19.2 How to Scale and Stabilize Workloads in Enterprise-Level Organisations

  • Vertical Scaling Limitations and Horizontal Scaling to the rescue

    • Before attempting horizontal scaling, it is usually always good to exhaust the portion of vertical scaling where costs climb linearly with computation.
  • High Availability is achieved by

    • Using Load balancers in Horizontal scaling

      • Imagine a restaurant with one chef that is trying to serve meals to a hundred customers at once.

        • The chef can only cook one meal at a time, so the customers are getting frustrated with long wait times and some of them are leaving.This is because the chef is overloaded and cannot handle the intense workload.
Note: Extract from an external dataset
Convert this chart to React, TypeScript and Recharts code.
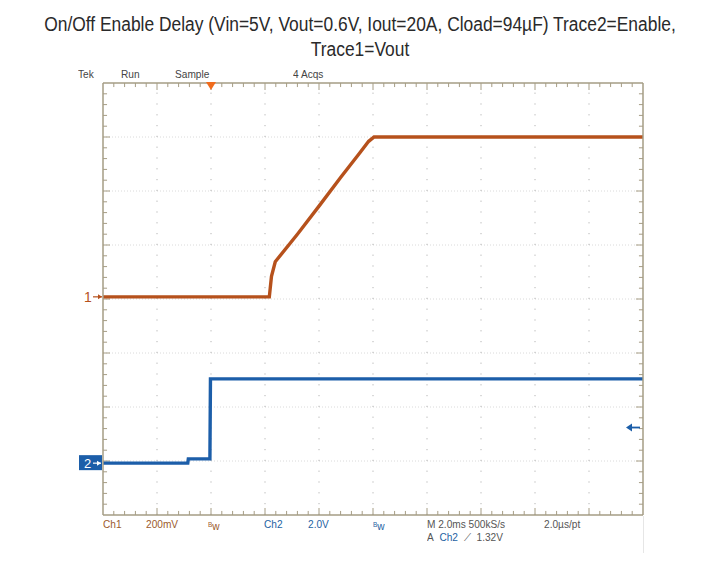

        • Now, imagine the restaurant hires three more chefs, all with the same skills and equipment as the first chef. The restaurant invests in a system where each chef has a buzzer that goes off when there are new orders waiting for them. The buzzer ensures that each chef knows exactly when they need to start cooking a new meal, and they do not get overwhelmed by too many orders at once.

        • In this analogy, the chefs represent servers or clusters, and the buzzer represents a load balancer.

    • Maintaining a backup of the load balancer and the database/NAS.

  • Adding Autoscaling (i.e. you save money when traffic is low)
    • Many autoscaling frameworks these days assume that applications are mostly stateless.